Say that you toss the ball into a lake and it disappears but creates a series of ripples, which represent waves in this metaphor. Maybe a second later, the ball pops back up to the surface, surrounded by the ripples. Are you looking at a particle or a wave? The simplest answer is both, which is the general idea behind wave-particle duality and the fact that sometimes you have to use both terms to fully describe what’s happening, even if they might sound conflicting.
Another interesting concept is the idea of quantum superposition, which focuses on the idea that an object like an electron can exist in two quantum states at the same time. To be more specific, let’s use the fact that electrons can have an “up spin,” which means they’re spinning upwards, or a “down spin,” which means they’re spinning downwards.
Until a particular electron is measured, there’s an infinite possibility it could be spinning in either direction.

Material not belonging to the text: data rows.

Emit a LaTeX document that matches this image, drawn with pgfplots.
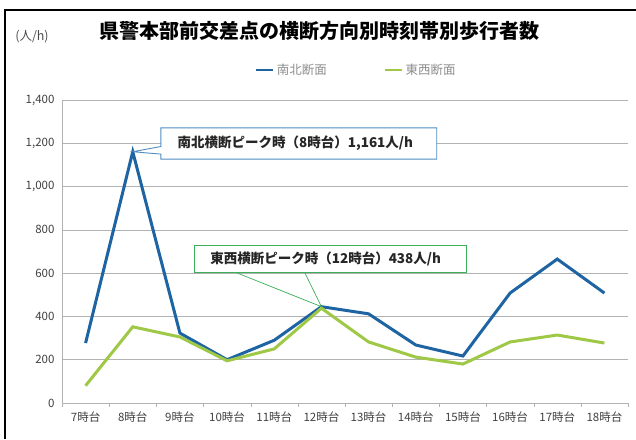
\documentclass[border=0pt]{standalone}
\usepackage{fontspec}
\setmainfont{Noto Sans CJK JP}
\usepackage{pgfplots}
\pgfplotsset{compat=1.18}
\definecolor{nsblue}{RGB}{30,100,162}
\definecolor{ewgreen}{RGB}{158,200,70}
\definecolor{c1border}{RGB}{80,140,195}
\definecolor{c2border}{RGB}{60,175,90}
\begin{document}
\begin{tikzpicture}[x=1pt,y=1pt]
\useasboundingbox (0,0) rectangle (636,439);
% frame
\draw[black, line width=1.2pt] (5,0) -- (5,429) -- (636,429);
% title and unit
\node[font=\bfseries\fontsize{20}{23}\selectfont] at (319,408) {県警本部前交差点の横断方向別時刻帯別歩行者数};
\node[font=\fontsize{12.5}{14}\selectfont, text=black!70] at (32,402) {(人/h)};
\begin{axis}[
  at={(62pt,36pt)}, anchor=south west,
  scale only axis, width=566pt, height=303pt,
  xmin=6.5, xmax=18.5, ymin=0, ymax=1400,
  xtick={7,...,18},
  xticklabels={7時台,8時台,9時台,10時台,11時台,12時台,13時台,14時台,15時台,16時台,17時台,18時台},
  ytick={0,200,...,1400},
  /pgf/number format/1000 sep={,},
  /pgf/number format/assume math mode=true,
  axis lines=left, axis line style={-, draw=gray!60},
  major tick length=0pt,
  extra x ticks={6.5,7.5,...,18.5}, extra x tick labels={},
  extra x tick style={major tick length=4pt, tick align=outside, tick style={gray!60}},
  ymajorgrids, grid style={gray!60, line width=0.7pt},
  ticklabel style={font=\fontsize{11.5}{13}\selectfont, text=black!75},
  xticklabel style={yshift=-5pt},
  yticklabel style={xshift=-4pt},
  legend columns=2,
  legend style={draw=none, fill=none, at={(0.52,1.099)}, anchor=center, font=\fontsize{12.5}{14}\selectfont, text=black!45},
  legend image post style={line width=2.8pt},
  /tikz/every even column/.append style={column sep=55pt},
  clip=false,
]
\addplot[nsblue, line width=3pt] coordinates {
 (7,277) (8,1161) (9,323) (10,200) (11,290) (12,445) (13,412) (14,268) (15,217) (16,508) (17,665) (18,508)};
\addlegendentry{南北断面}
\addplot[ewgreen, line width=3pt] coordinates {
 (7,80) (8,352) (9,305) (10,195) (11,250) (12,438) (13,282) (14,212) (15,180) (16,282) (17,314) (18,277)};
\addlegendentry{東西断面}
% callout 1
\draw[c1border, fill=white, line width=0.9pt] (axis cs:8.597,1271) -- (axis cs:14.445,1271) -- (axis cs:14.445,1127) -- (axis cs:8.597,1127) -- (axis cs:8.597,1150) -- (axis cs:8,1161) -- (axis cs:8.597,1185) -- cycle;
\node[font=\bfseries\fontsize{13.5}{15}\selectfont, text=black!85] at (axis cs:11.447,1199) {南北横断ピーク時（8時台）1,161人/h};
% callout 2
\draw[c2border, fill=white, line width=0.9pt] (axis cs:9.318,730) rectangle (axis cs:15.08,601);
\draw[c2border, line width=0.7pt] (axis cs:10.21,601) -- (axis cs:12,445) -- (axis cs:11.65,601);
\node[font=\bfseries\fontsize{13.5}{15}\selectfont, text=black!85] at (axis cs:12.09,666) {東西横断ピーク時（12時台）438人/h};
\end{axis}
\end{tikzpicture}
\end{document}
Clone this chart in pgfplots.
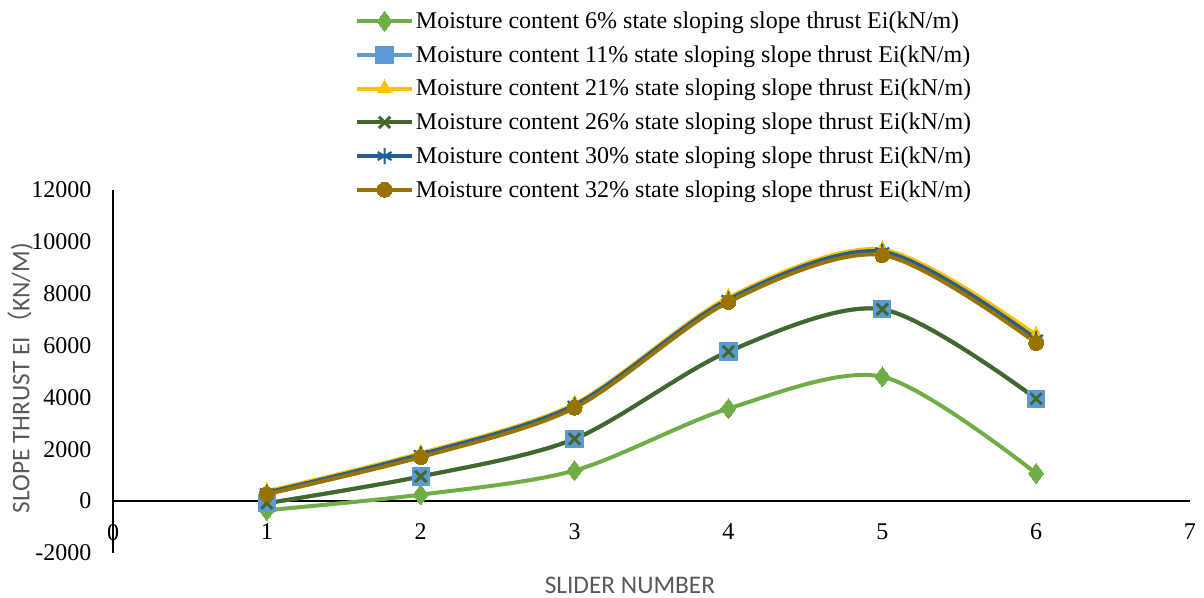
\documentclass[border=0pt]{standalone}
\usepackage{pgfplots}
\pgfplotsset{compat=1.18}
\usepackage{fontspec}
\setmainfont{Liberation Serif}
\newfontfamily\titlefont{Carlito}
\newfontfamily\cjk{Noto Sans CJK SC}

\definecolor{cSix}{HTML}{70AD47}
\definecolor{cEleven}{HTML}{5B9BD5}
\definecolor{cTwentyOne}{HTML}{FFC000}
\definecolor{cTwentySix}{HTML}{43682B}
\definecolor{cThirty}{HTML}{255E91}
\definecolor{cThirtyTwo}{HTML}{997300}
\definecolor{titlegray}{HTML}{595959}

\begin{document}
\begin{tikzpicture}[x=0.75pt,y=0.75pt]
\useasboundingbox (0,0) rectangle (1204,598);
\begin{axis}[
  at={(84.75pt,33.75pt)}, anchor=south west,
  scale only axis, width=807.75pt, height=272.25pt,
  xmin=0, xmax=7, ymin=-2000, ymax=12000,
  axis x line=middle, axis y line=left,
  axis line style={-, line width=1.6pt, black},
  xtick={0,...,7}, ytick={-2000,0,...,12000},
  hide obscured x ticks=false, hide obscured y ticks=false,
  major tick length=0pt,
  scaled y ticks=false,
  /pgf/number format/assume math mode=true,
  /pgf/number format/1000 sep={},
  tick label style={font=\fontsize{18}{20}\selectfont, black},
  xticklabel style={anchor=north, inner sep=0pt, yshift=-17pt},
  yticklabel style={anchor=east, inner sep=0pt, xshift=-16pt},
  xlabel={SLIDER NUMBER},
  ylabel={SLOPE THRUST EI{\cjk （}KN/M)},
  xlabel style={at={(axis description cs:0.48,-0.088)}, anchor=center,
    font=\titlefont\fontsize{19}{21}\selectfont, text=titlegray},
  ylabel style={at={(axis description cs:-0.086,0.482)}, anchor=center, rotate=0,
    font=\titlefont\fontsize{19}{21}\selectfont, text=titlegray},
  every axis plot/.append style={smooth, tension=0.5, line width=3pt},
  legend style={at={(axis description cs:0.2247,1.497)}, anchor=north west,
    draw=none, fill=none, font=\fontsize{18}{20}\selectfont,
    row sep=8.3pt, inner sep=0pt, nodes={inner sep=1.5pt}},
  legend cell align=left,
  legend image code/.code={
    \draw[mark repeat=2, mark phase=2] plot coordinates {(0pt,0pt) (20.5pt,0pt) (41pt,0pt)};
  },
]
% 6 %
\addplot[color=cSix, mark=diamond*, mark size=7.5pt, mark options={solid, fill=cSix, line width=0pt}]
  coordinates {(1,-350) (2,250) (3,1180) (4,3570) (5,4800) (6,1070)};
\addlegendentry{Moisture content 6\% state sloping slope thrust Ei(kN/m)}
% 11 %
\addplot[color=cEleven, mark=square*, mark size=6.5pt, mark options={solid, fill=cEleven, line width=0pt}]
  coordinates {(1,-80) (2,950) (3,2400) (4,5770) (5,7400) (6,3950)};
\addlegendentry{Moisture content 11\% state sloping slope thrust Ei(kN/m)}
% 21 %
\addplot[color=cTwentyOne, mark=triangle*, mark size=6.5pt, mark options={solid, fill=cTwentyOne, line width=0pt}]
  coordinates {(1,380) (2,1850) (3,3750) (4,7850) (5,9700) (6,6400)};
\addlegendentry{Moisture content 21\% state sloping slope thrust Ei(kN/m)}
% 26 %
\addplot[color=cTwentySix, mark=x, mark size=6pt, mark options={solid, line width=2.2pt}]
  coordinates {(1,-80) (2,950) (3,2400) (4,5770) (5,7400) (6,3950)};
\addlegendentry{Moisture content 26\% state sloping slope thrust Ei(kN/m)}
% 30 %
\addplot[color=cThirty, mark=asterisk, mark size=6pt, mark options={solid, line width=1.6pt}]
  coordinates {(1,330) (2,1800) (3,3700) (4,7780) (5,9620) (6,6250)};
\addlegendentry{Moisture content 30\% state sloping slope thrust Ei(kN/m)}
% 32 %
\addplot[color=cThirtyTwo, mark=*, mark size=5.6pt, mark options={solid, fill=cThirtyTwo, line width=0pt}]
  coordinates {(1,270) (2,1700) (3,3600) (4,7680) (5,9490) (6,6100)};
\addlegendentry{Moisture content 32\% state sloping slope thrust Ei(kN/m)}
\end{axis}
\end{tikzpicture}
\end{document}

Think of it as a spinning quarter. Is the quarter heads or tails while it’s spinning? Technically both and neither until it stops and someone can measure the results.
Quantum entanglement is a phenomenon that can happen when two particles interact in a certain way that causes them to become linked. From that point on, they’ll always oppose each other, so one will always have an up spin while the other will always have a down spin.
Once this linkage has occurred, these two particles will always maintain opposing states, no matter how far apart they are. To put this into perspective, think of it this way: It means that if you knew the spin of one electron on Earth, you could immediately discover the spin of the electron it was entangled with, even if it was in a distant galaxy light-years away. This information could be obtained faster than the speed of light — a concept that entertained Einstein to the point he nicknamed it “spooky action at a distance.”